George Haslehurst (c.1792–c.1866), Nail Maker, Uttoxeter

George Haslehurst, born in Eckington, Derbyshire, c.1792, probably the son of  George Haslehurst of Eckington a nailer who, in 1791, had been fined £20 for poaching (reduced to £10 on appeal). He first came to attention through the surviving overseers’ vouchers of the parish of Uttoxeter, Staffordshire. Subsequent research had uncovered a complex life of multiple marriages, infant deaths and criminal activity.

On 10 September 1821 he married Hannah (I) Wood (c.1800–22), a spinster, at St Mary’s parish church Uttoxeter. The witnesses were James Appleby and Thomas Osborne. It was a brief marriage as Hannah died and was buried on 4 February 1822. George was not a widower for long, for he married for a second time on 22 October 1822. His wife was Hannah Cotterill (née Appleby), the recently widowed wife of Thomas Cotterill (1795–1821). Their marriage had taken place on 17 April 1820 and had as been equally brief as George and Hannah Haslehursts’. It is interesting to note that one of the witnesses of the Cotterill marriage had been Thomas Osborne.
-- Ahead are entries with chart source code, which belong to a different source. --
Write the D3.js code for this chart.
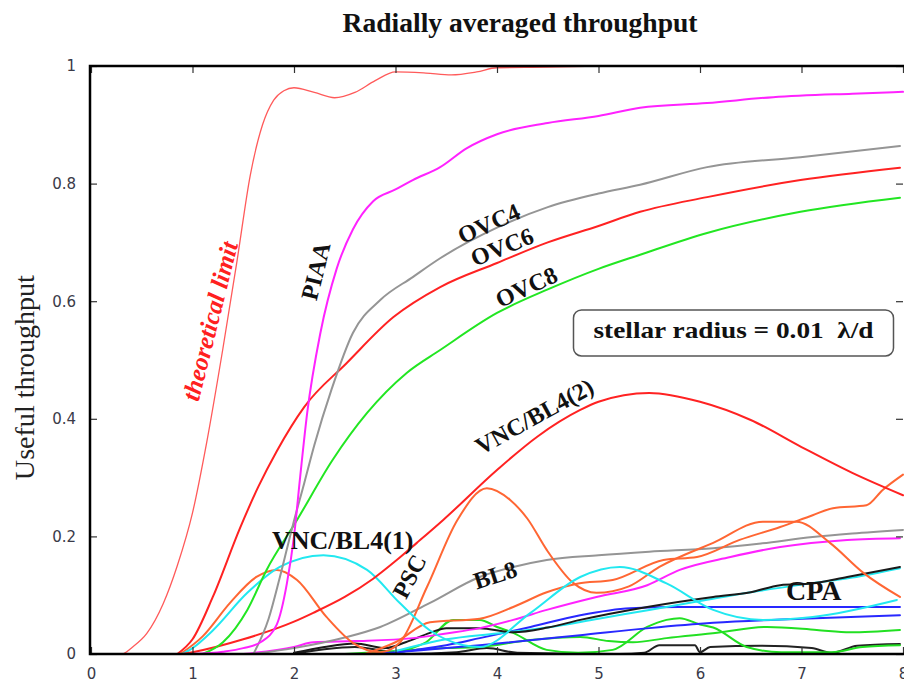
<!DOCTYPE html>
<html>
<head>
    <meta charset="utf-8">
    <title>Radially averaged throughput</title>
    <script src="https://d3js.org/d3.v7.min.js"></script>
    <style type="text/css">
        body { margin: 0; background: #fff; }
        .series { fill: none; stroke-linejoin: round; stroke-linecap: round; }
        .tick text { font-family: "DejaVu Sans", sans-serif; fill: #3a3a48; }
        .lbl { font-family: "Liberation Serif", serif; font-weight: bold; fill: #111; }
    </style>
</head>
<body>
<script type="text/javascript">
// x in lambda/d, y = useful throughput
const theoretical = [[0,0],[0.3,0],[0.41,0.012],[0.55,0.035],[0.71,0.085],[0.85,0.15],[1.0,0.24],[1.14,0.36],[1.3,0.52],[1.44,0.67],[1.57,0.815],[1.69,0.9],[1.8,0.942],[1.9,0.958],[2.0,0.963],[2.2,0.955],[2.4,0.946],[2.6,0.955],[2.8,0.975],[3.0,0.99],[3.3,0.988],[3.55,0.985],[3.8,0.99],[4.0,0.997],[4.5,0.998],[5.0,1.0]];
const piaa = [[1.0,0],[1.3,0.004],[1.5,0.01],[1.67,0.02],[1.83,0.05],[1.93,0.12],[2.0,0.2],[2.06,0.3],[2.13,0.41],[2.26,0.546],[2.42,0.655],[2.58,0.722],[2.78,0.77],[3.0,0.79],[3.17,0.806],[3.44,0.828],[3.7,0.86],[4.0,0.884],[4.5,0.903],[5.0,0.915],[5.41,0.929],[6.07,0.937],[6.72,0.947],[7.5,0.953],[8.0,0.956]];
const ovc4 = [[1.6,0],[1.75,0.06],[1.86,0.13],[1.99,0.22],[2.1,0.29],[2.2,0.355],[2.37,0.45],[2.58,0.546],[2.85,0.602],[3.17,0.641],[3.44,0.673],[4.0,0.725],[4.5,0.76],[5.0,0.783],[5.41,0.798],[6.07,0.828],[6.99,0.845],[7.97,0.864]];
const ovc6 = [[0.85,0],[1.0,0.025],[1.2,0.097],[1.47,0.215],[1.65,0.285],[1.83,0.345],[2.1,0.42],[2.52,0.495],[2.98,0.573],[3.44,0.624],[4.0,0.665],[4.5,0.70],[5.0,0.728],[5.41,0.752],[6.07,0.777],[6.99,0.806],[7.97,0.827]];
const ovc8 = [[1.1,0],[1.3,0.02],[1.54,0.075],[1.73,0.143],[2.03,0.228],[2.38,0.33],[2.72,0.41],[3.11,0.478],[3.44,0.517],[4.0,0.58],[4.5,0.62],[5.0,0.655],[5.41,0.679],[6.07,0.716],[6.99,0.752],[7.97,0.776]];
const vncBl4_2 = [[0.9,0],[1.0,0.003],[1.5,0.025],[2.0,0.055],[2.19,0.07],[2.5,0.097],[2.78,0.128],[3.0,0.158],[3.21,0.189],[3.47,0.228],[4.0,0.313],[4.4,0.37],[4.82,0.415],[5.0,0.429],[5.5,0.444],[6.0,0.429],[6.5,0.398],[7.0,0.352],[7.5,0.308],[8.0,0.27]];
const vncBl4_1 = [[0.9,0],[1.0,0.01],[1.2,0.04],[1.54,0.104],[1.86,0.148],[2.29,0.168],[2.72,0.143],[3.04,0.087],[3.34,0.04],[3.67,0.015],[3.83,0.012],[4.33,0.07],[4.82,0.131],[5.21,0.148],[5.67,0.12],[6.13,0.075],[6.62,0.058],[7.11,0.063],[7.94,0.092]];
const psc = [[0.88,0],[1.1,0.03],[1.37,0.087],[1.63,0.131],[1.83,0.143],[2.03,0.126],[2.32,0.063],[2.58,0.019],[2.85,0.003],[3.04,0.019],[3.31,0.114],[3.61,0.228],[3.9,0.282],[4.13,0.262],[4.3,0.23],[4.49,0.177],[4.75,0.121],[4.98,0.104],[5.3,0.115],[5.6,0.148],[6.13,0.189],[6.62,0.225],[6.95,0.225],[7.28,0.189],[7.61,0.138],[7.97,0.097]];
const orange2 = [[2.7,0],[3.0,0.02],[3.34,0.054],[3.83,0.06],[4.16,0.08],[4.49,0.105],[4.8,0.12],[5.14,0.126],[5.64,0.16],[5.97,0.165],[6.39,0.194],[6.79,0.216],[7.11,0.236],[7.31,0.248],[7.64,0.253],[7.8,0.279],[8.0,0.305]];
const bl8 = [[1.6,0],[2.0,0.01],[2.5,0.028],[2.85,0.046],[3.34,0.087],[3.83,0.131],[4.16,0.148],[4.49,0.16],[5.0,0.168],[5.5,0.174],[6.13,0.18],[6.6,0.188],[7.11,0.199],[7.5,0.205],[8.0,0.211]];
const magentaLow = [[1.5,0],[2.0,0.012],[2.19,0.02],[2.6,0.022],[3.17,0.027],[3.5,0.035],[3.83,0.044],[4.16,0.058],[4.49,0.075],[4.98,0.097],[5.48,0.117],[5.8,0.143],[6.3,0.165],[6.79,0.182],[7.45,0.194],[7.97,0.197]];
const cpa = [[2.0,0.002],[2.3,0.012],[2.6,0.018],[2.9,0.01],[3.1,0.02],[3.34,0.036],[3.5,0.044],[3.83,0.044],[4.16,0.037],[4.5,0.045],[4.82,0.058],[5.48,0.08],[6.13,0.097],[6.5,0.105],[6.79,0.117],[7.1,0.12],[7.45,0.131],[7.97,0.148]];
const cyan2 = [[3.0,0.005],[3.5,0.025],[4.0,0.035],[4.5,0.045],[5.0,0.06],[5.5,0.075],[6.0,0.09],[6.5,0.105],[7.0,0.118],[7.5,0.13],[7.97,0.146]];
const blue1 = [[2.9,0],[3.2,0.007],[3.5,0.015],[3.83,0.027],[4.33,0.046],[4.82,0.066],[5.31,0.078],[5.8,0.08],[7.97,0.08]];
const blue2 = [[2.8,0],[3.0,0.003],[3.5,0.01],[3.83,0.015],[4.82,0.032],[5.5,0.044],[6.13,0.053],[7.0,0.06],[7.97,0.066]];
const green1 = [[3.0,0.003],[3.3,0.02],[3.57,0.058],[3.83,0.058],[4.0,0.046],[4.16,0.036],[4.49,0.007],[4.8,0.002],[5.14,0.007],[5.48,0.046],[5.67,0.058],[5.8,0.061],[6.0,0.05],[6.13,0.045],[6.46,0.012],[6.8,0.003],[7.3,0.003],[7.6,0.012],[7.97,0.015]];
const green2 = [[2.5,0],[3.0,0.005],[3.5,0.01],[3.83,0.012],[4.33,0.024],[4.82,0.029],[5.1,0.022],[5.34,0.02],[5.67,0.027],[6.17,0.036],[6.66,0.046],[7.15,0.041],[7.48,0.037],[7.97,0.041]];
const blackLow = [[2.0,0],[2.3,0.008],[2.6,0.012],[2.9,0.005],[3.1,0],[3.6,0.003],[3.9,0.01],[4.2,0.002],[5.2,0],[5.45,0.002],[5.6,0.015],[5.95,0.015],[6.0,0.003],[6.1,0.012],[6.6,0.014],[7.1,0.01],[7.3,0.002],[7.55,0.014],[7.97,0.017]];

const xTicks = [0,1,2,3,4,5,6,7,8];
const yTicks = [0,0.2,0.4,0.6,0.8,1];

const series = [
    {data: theoretical, color: "#ff5a5a", w: 1.3},
    {data: blackLow, color: "#222", w: 2},
    {data: green2, color: "#22e022", w: 2},
    {data: green1, color: "#22e022", w: 2},
    {data: blue2, color: "#2828ff", w: 2},
    {data: blue1, color: "#2828ff", w: 2},
    {data: cyan2, color: "#22e8f0", w: 2},
    {data: cpa, color: "#1a1a1a", w: 2},
    {data: magentaLow, color: "#ff22ff", w: 2},
    {data: bl8, color: "#959595", w: 2},
    {data: orange2, color: "#ff6633", w: 2},
    {data: psc, color: "#ff6633", w: 2},
    {data: vncBl4_1, color: "#22e8f0", w: 2},
    {data: vncBl4_2, color: "#ff2222", w: 2},
    {data: ovc8, color: "#22e622", w: 2},
    {data: ovc6, color: "#ff2222", w: 2},
    {data: ovc4, color: "#959595", w: 2},
    {data: piaa, color: "#ff22ff", w: 2}
];

// curve labels, anchored in data space
const labels = [
    {text: "theoretical limit", x: 1.2, y: 0.565, rot: -76, color: "#ff2020", italic: true, size: 25},
    {text: "PIAA", x: 2.24, y: 0.65, rot: -76, size: 24},
    {text: "OVC4", x: 3.93, y: 0.728, rot: -24, size: 24},
    {text: "OVC6", x: 4.06, y: 0.688, rot: -22, size: 24},
    {text: "OVC8", x: 4.3, y: 0.62, rot: -25, size: 24},
    {text: "VNC/BL4(2)", x: 4.38, y: 0.4, rot: -29, size: 24},
    {text: "VNC/BL4(1)", x: 2.48, y: 0.188, rot: 0, size: 26},
    {text: "PSC", x: 3.16, y: 0.13, rot: -62, size: 24},
    {text: "BL8", x: 3.99, y: 0.13, rot: -18, size: 24},
    {text: "CPA", x: 7.12, y: 0.102, rot: 0, size: 28}
];

const width = 904, height = 682;
const svg = d3.select("body").append("svg")
    .attr("width", width)
    .attr("height", height);

const x = d3.scaleLinear().domain([0, 8]).range([91, 903]);
const y = d3.scaleLinear().domain([0, 1]).range([654, 66]);

const line = d3.line()
    .x(d => x(d[0]))
    .y(d => y(d[1]))
    .curve(d3.curveMonotoneX);

const plot = svg.append("g");
plot.selectAll("path.series")
    .data(series)
    .join("path")
    .attr("class", "series")
    .attr("d", d => line(d.data))
    .attr("stroke", d => d.color)
    .attr("stroke-width", d => d.w);

// axes: ticks pointing inward on all four sides
const axisStyle = g => {
    g.select(".domain").remove();
    g.selectAll(".tick line").attr("stroke", "#333").attr("stroke-width", 1.2);
};
svg.append("g")
    .attr("transform", `translate(0,${y(0)})`)
    .call(d3.axisBottom(x).tickValues(xTicks).tickFormat(d3.format("d")).tickSize(-7).tickPadding(14))
    .call(axisStyle)
    .selectAll("text").style("font-size", "15px");
svg.append("g")
    .attr("transform", `translate(0,${y(1)})`)
    .call(d3.axisTop(x).tickValues(xTicks).tickSize(-7).tickFormat(""))
    .call(axisStyle);
svg.append("g")
    .attr("transform", `translate(${x(0) - 1},0)`)
    .call(d3.axisLeft(y).tickValues(yTicks).tickFormat(d => d === 0 || d === 1 ? d : d.toFixed(1)).tickSize(-7).tickPadding(14))
    .call(axisStyle)
    .selectAll("text").style("font-size", "15px");
svg.append("g")
    .attr("transform", `translate(${x(8)},0)`)
    .call(d3.axisRight(y).tickValues(yTicks).tickSize(-7).tickFormat(""))
    .call(axisStyle);

// frame (right edge falls outside the picture)
svg.append("path")
    .attr("d", `M${x(8) + 1},${y(1)}H${x(0) - 1}V${y(0)}H${x(8) + 1}`)
    .attr("fill", "none")
    .attr("stroke", "#000")
    .attr("stroke-width", 2.5);

// curve labels
svg.append("g").selectAll("text")
    .data(labels)
    .join("text")
    .attr("class", "lbl")
    .attr("text-anchor", "middle")
    .attr("dominant-baseline", "middle")
    .attr("transform", d => `translate(${x(d.x)},${y(d.y)}) rotate(${d.rot})`)
    .style("font-size", d => d.size + "px")
    .style("font-style", d => d.italic ? "italic" : "normal")
    .style("fill", d => d.color || "#111")
    .text(d => d.text);

// note box
const note = svg.append("g").attr("transform", `translate(${x(6.33)},${y(0.546)})`);
note.append("rect")
    .attr("x", -160).attr("y", -23)
    .attr("width", 320).attr("height", 46)
    .attr("rx", 8)
    .attr("fill", "#fff")
    .attr("stroke", "#555")
    .attr("stroke-width", 1.5);
note.append("text")
    .attr("class", "lbl")
    .attr("text-anchor", "middle")
    .attr("dominant-baseline", "middle")
    .attr("textLength", 280)
    .attr("lengthAdjust", "spacingAndGlyphs")
    .style("font-size", "24px")
    .text("stellar radius = 0.01\u00a0\u00a0λ/d");

// title + y label
svg.append("text")
    .attr("x", 520).attr("y", 32)
    .attr("text-anchor", "middle")
    .attr("class", "lbl")
    .attr("textLength", 355)
    .attr("lengthAdjust", "spacingAndGlyphs")
    .style("font-size", "27px")
    .text("Radially averaged throughput");
svg.append("text")
    .attr("transform", `translate(34,${y(0.47)}) rotate(-90)`)
    .attr("text-anchor", "middle")
    .attr("textLength", 205)
    .attr("lengthAdjust", "spacingAndGlyphs")
    .style("font-family", "Liberation Serif, serif")
    .style("font-size", "27px")
    .style("fill", "#222")
    .text("Useful throughput");
</script>
</body>
</html>
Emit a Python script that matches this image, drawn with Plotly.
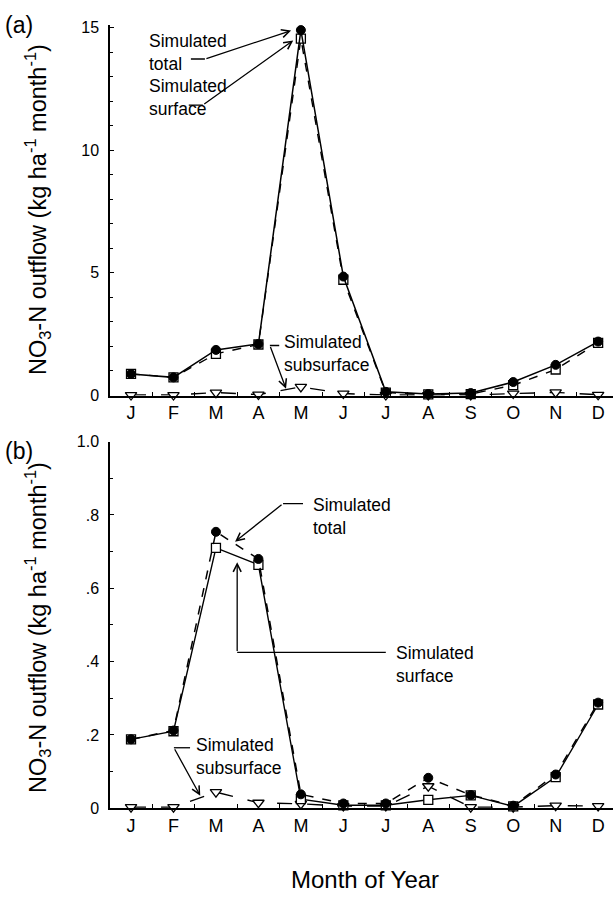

George and Hannah (II) had a son Thomas born 8 February 1823, either meaning a very premature baby or Hannah (II) had become pregnant very soon after the death of George’s first wife, Hannah (I). Thomas was baptised at Uttoxeter’s Wesleyan chapel. He died aged four months in early June 1823. A Mary Haslehurst, possibly George’s and Mary’s second child, was buried in Uttoxeter on 23 June 1823, aged three months. In 1827 a third child, Elizabeth was born and in April 1831 a fourth, Mary, who survived for eleven months and was buried on 8 March 1831. It is likely that the birth of Mary led to Hannah’s (II) death on 4 June 1830, aged 31.

It is at some point after this that Haslehurst and the administrators of the Poor Law for Uttoxeter came into contact with each other. In April 1831 George Haslehurst was served with a removal order and was taken with his surviving child Elizabeth to Eckington by William Williams. Williams charged the parish £2 8s for his services. In May 1831 two vouchers relating to Haslehurst show that Elizabeth had died, a coffin had been supplied by Goodall and Heath and that Uttoxeter had paid for the child’s burial.

For the next fifteen years nothing further is heard of George Haslehurst until just before his third marriage. In January 1846 the Derbyshire Advertiser reported that George had been found guilty of being drunk and of assaulting Robert Yeomans of Ashbourne. He was fined for both, and in default of payment was to be committed to gaol for 24 days. His conduct did not prevent his marriage to Fanny Overton (née Baker), a widow with one son Enoch from Ashbourne. The marriage took place at St Oswald’s, Ashbourne on 28 March 1846.

It is also possible that this George Haselhurst was the same George Haslehurst, aged 53, who was up on a charge of larceny, but subsequently acquitted, at the Derby County sessions in January 1844.

By 1851 George, aged 59, and Fanny, aged 57, were living with Enoch Overton in Bunting’s Yard, High Street, Uttoxeter. However, it also seems likely that George once again found himself at odds with the law, and this time it was far more serious. In July 1854 the Derby Mercury reported the trial of George Hazlehurst, aged 62. He was charged with indecent assault upon Elizabeth Marsden a seven-year-old infant. The incident had occurred on the 1 May 1854 at Barlborough, a place close to Eckington. The newspaper thought evidence unfit for publication. The jury found him guilty of the intent and he was sentenced to two years’ imprisonment with hard labour.

George died sometime between 1854 and 1861. The 1861 Census shows that Fanny Haslehurst, now 67, a widow and infirm was still living in High Street, Uttoxeter.

Sources

Derbyshire Record Office, St Oswald’s Parish Register, Ashbourne.

Derby Mercury, January 1844, July 1854.

Derbyshire Advertiser, January 1846.

1851 and 1861 Census Returns

Staffordshire Record Office,

SRO, D3891/6/37/1/20; D3891/6/37/2/18; D3891/6/37/2/23; D3891/6/37/2/24; D3891/6/37/2/30; D3891/6/37/3/26, Uttoxeter Overseers’ Vouchers.

St Mary’s Parish Register, Uttoxeter.

Uttoxter Wesleyan Chapel Register

wirksworth.org.uk

This  is a work in progress, subject to change as new research emerges.